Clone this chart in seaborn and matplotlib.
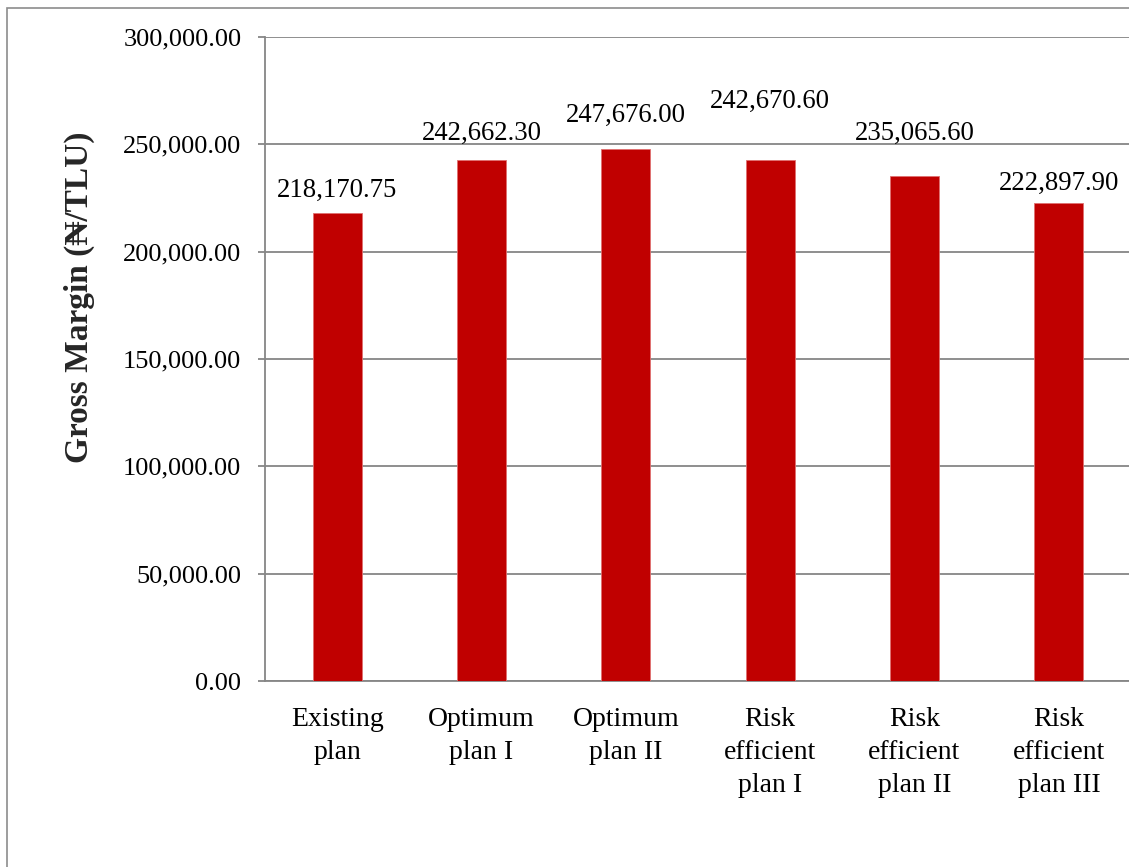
import matplotlib
matplotlib.use("Agg")
import matplotlib.pyplot as plt
import seaborn as sns
import pandas as pd
from matplotlib.patches import Rectangle

# Gross margin per plan (naira per tropical livestock unit)
plans = ["Existing\nplan", "Optimum\nplan I", "Optimum\nplan II",
         "Risk\nefficient\nplan I", "Risk\nefficient\nplan II", "Risk\nefficient\nplan III"]
gross_margin = [218170.75, 242662.30, 247676.00, 242670.60, 235065.60, 222897.90]
value_labels = ["218,170.75", "242,662.30", "247,676.00", "242,670.60", "235,065.60", "222,897.90"]
yticks = [0, 50000, 100000, 150000, 200000, 250000, 300000]

# vertical placement of each value label above its bar, in pixels
label_offsets = [22, 27, 34, 59, 43, 19]

sns.set_theme(style="white")
plt.rcParams["font.family"] = ["Liberation Serif", "DejaVu Serif"]

W, H = 1129, 867
fig = plt.figure(figsize=(W / 100, H / 100), dpi=100)
ax = fig.add_axes([265 / W, 1 - 681 / H, (1131 - 265) / W, (681 - 37) / H])

# outer chart frame
fig.patches.append(Rectangle((7 / W, -0.05), 1.2, 1 - 8 / H + 0.05, transform=fig.transFigure,
                             fill=False, edgecolor="#8c8c8c", linewidth=1.2, zorder=0))

df = pd.DataFrame({"plan": plans, "gm": gross_margin})
sns.barplot(data=df, x="plan", y="gm", color="#C00000", saturation=1, width=0.34,
            edgecolor="#E07070", linewidth=0.6, ax=ax, zorder=3)

ax.set_ylim(0, 300000)
ax.set_xlim(-0.5, len(plans) - 0.5)
ax.set_yticks(yticks)
ax.set_yticklabels([f"{v:,.2f}" for v in yticks])
ax.set_xticks(range(len(plans)))
ax.set_xticklabels(plans, linespacing=1.4, fontsize=20)
ax.yaxis.grid(True, color="#868686", linewidth=1.3, zorder=0)
ax.set_axisbelow(True)

for side in ["top", "right"]:
    ax.spines[side].set_visible(False)
for side in ["left", "bottom"]:
    ax.spines[side].set_color("#868686")
    ax.spines[side].set_linewidth(1.3)

ax.tick_params(axis="y", which="major", left=True, length=5, width=1.3, color="#868686",
               pad=12, labelsize=19, labelcolor="black")
ax.tick_params(axis="x", bottom=False, pad=13, labelcolor="black")

ax.set_xlabel("")
ax.set_ylabel("Gross Margin (\u20a6/TLU)", fontsize=24, fontweight="bold")
ax.yaxis.set_label_coords(-0.196, 0.596)

for i, (v, txt, off) in enumerate(zip(gross_margin, value_labels, label_offsets)):
    ax.annotate(txt, xy=(i, v), xytext=(0, off), textcoords="offset pixels",
                ha="center", va="center", fontsize=19.3, color="black", zorder=5)

fig.savefig("out.png", dpi=100)
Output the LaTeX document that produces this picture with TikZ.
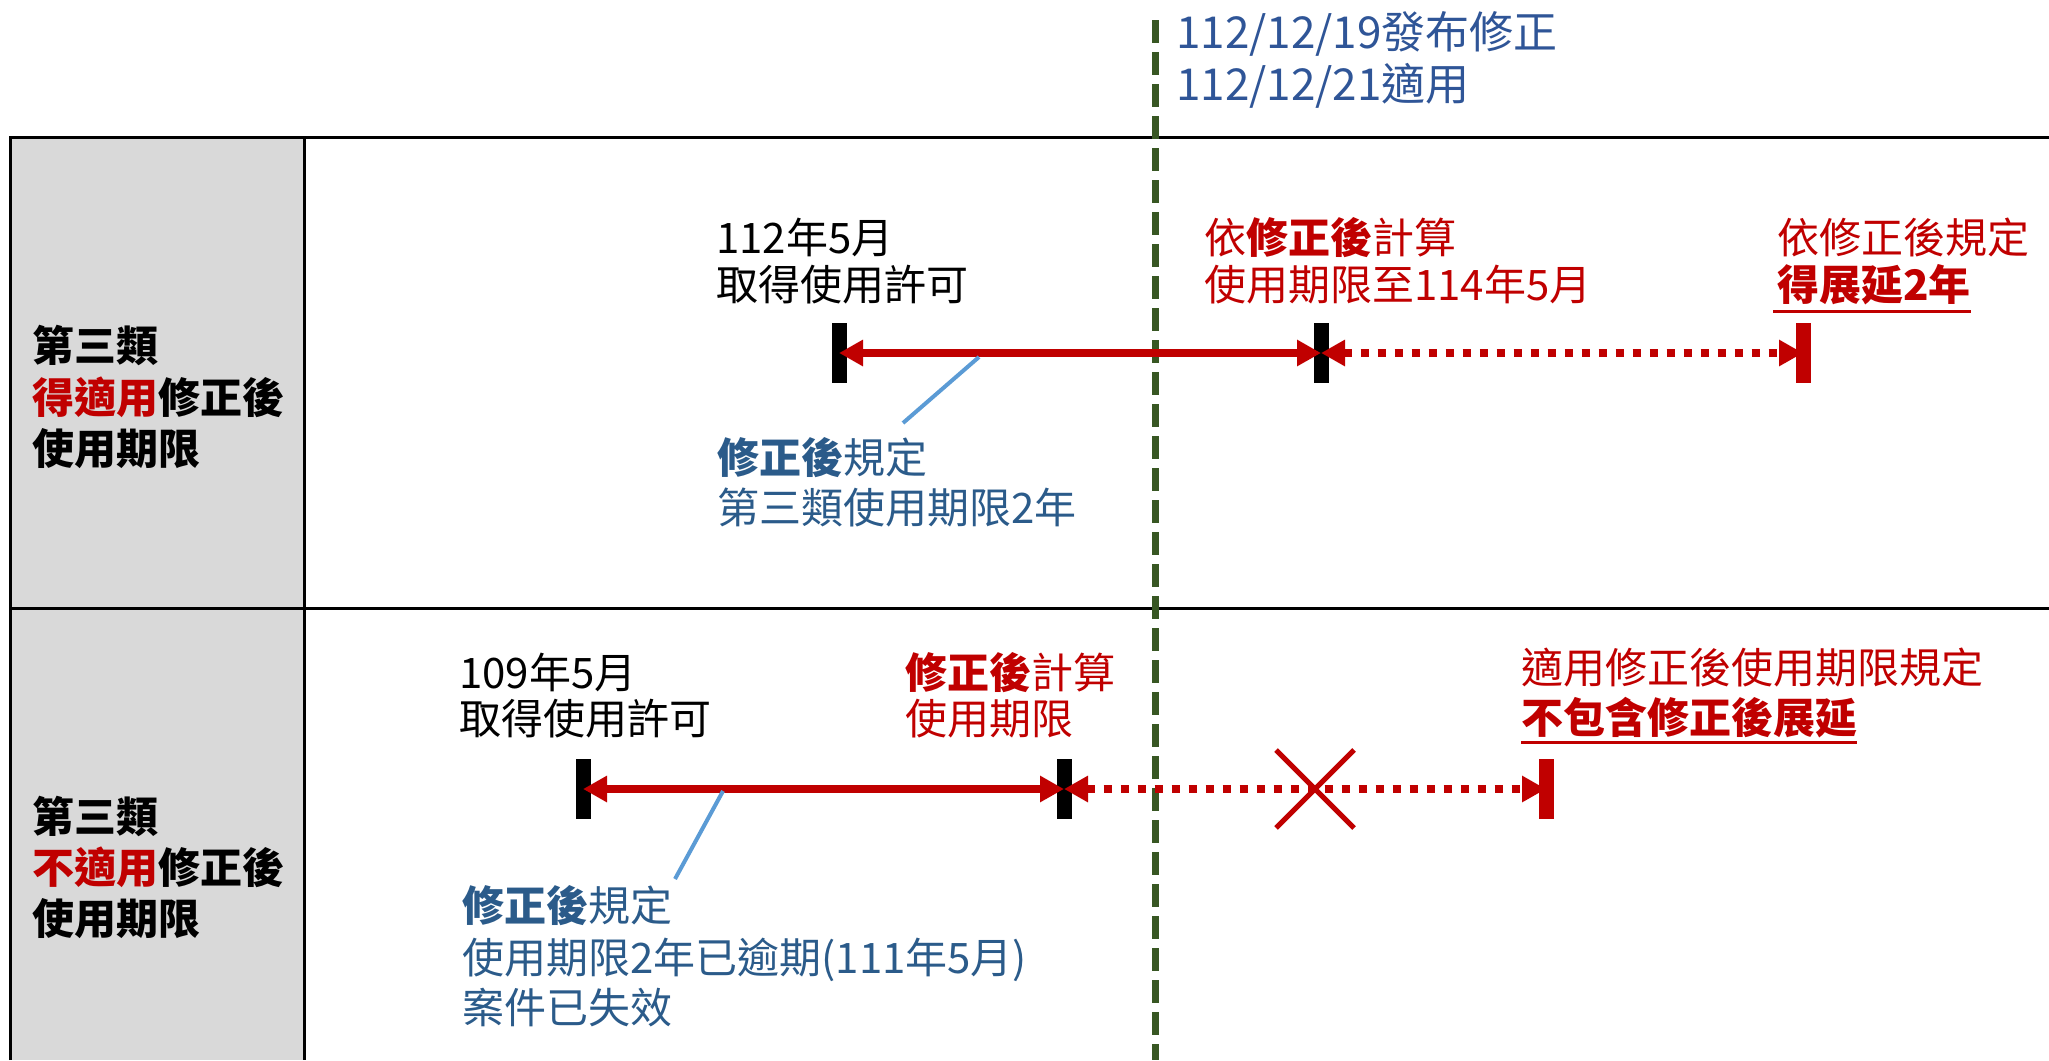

* [THE PROBLEM] Quote every record above exactly, leaving out the pictures.

* [EXPECTED ANSWER]
Clone this chart in seaborn and matplotlib.
import matplotlib
matplotlib.use("Agg")
import matplotlib.pyplot as plt
import seaborn as sns
import pandas as pd
from matplotlib.patches import Rectangle

# Gross margin per plan (naira per tropical livestock unit)
plans = ["Existing\nplan", "Optimum\nplan I", "Optimum\nplan II",
         "Risk\nefficient\nplan I", "Risk\nefficient\nplan II", "Risk\nefficient\nplan III"]
gross_margin = [218170.75, 242662.30, 247676.00, 242670.60, 235065.60, 222897.90]
value_labels = ["218,170.75", "242,662.30", "247,676.00", "242,670.60", "235,065.60", "222,897.90"]
yticks = [0, 50000, 100000, 150000, 200000, 250000, 300000]

# vertical placement of each value label above its bar, in pixels
label_offsets = [22, 27, 34, 59, 43, 19]

sns.set_theme(style="white")
plt.rcParams["font.family"] = ["Liberation Serif", "DejaVu Serif"]

W, H = 1129, 867
fig = plt.figure(figsize=(W / 100, H / 100), dpi=100)
ax = fig.add_axes([265 / W, 1 - 681 / H, (1131 - 265) / W, (681 - 37) / H])

# outer chart frame
fig.patches.append(Rectangle((7 / W, -0.05), 1.2, 1 - 8 / H + 0.05, transform=fig.transFigure,
                             fill=False, edgecolor="#8c8c8c", linewidth=1.2, zorder=0))

df = pd.DataFrame({"plan": plans, "gm": gross_margin})
sns.barplot(data=df, x="plan", y="gm", color="#C00000", saturation=1, width=0.34,
            edgecolor="#E07070", linewidth=0.6, ax=ax, zorder=3)

ax.set_ylim(0, 300000)
ax.set_xlim(-0.5, len(plans) - 0.5)
ax.set_yticks(yticks)
ax.set_yticklabels([f"{v:,.2f}" for v in yticks])
ax.set_xticks(range(len(plans)))
ax.set_xticklabels(plans, linespacing=1.4, fontsize=20)
ax.yaxis.grid(True, color="#868686", linewidth=1.3, zorder=0)
ax.set_axisbelow(True)

for side in ["top", "right"]:
    ax.spines[side].set_visible(False)
for side in ["left", "bottom"]:
    ax.spines[side].set_color("#868686")
    ax.spines[side].set_linewidth(1.3)

ax.tick_params(axis="y", which="major", left=True, length=5, width=1.3, color="#868686",
               pad=12, labelsize=19, labelcolor="black")
ax.tick_params(axis="x", bottom=False, pad=13, labelcolor="black")

ax.set_xlabel("")
ax.set_ylabel("Gross Margin (\u20a6/TLU)", fontsize=24, fontweight="bold")
ax.yaxis.set_label_coords(-0.196, 0.596)

for i, (v, txt, off) in enumerate(zip(gross_margin, value_labels, label_offsets)):
    ax.annotate(txt, xy=(i, v), xytext=(0, off), textcoords="offset pixels",
                ha="center", va="center", fontsize=19.3, color="black", zorder=5)

fig.savefig("out.png", dpi=100)
Output the LaTeX document that produces this picture with TikZ.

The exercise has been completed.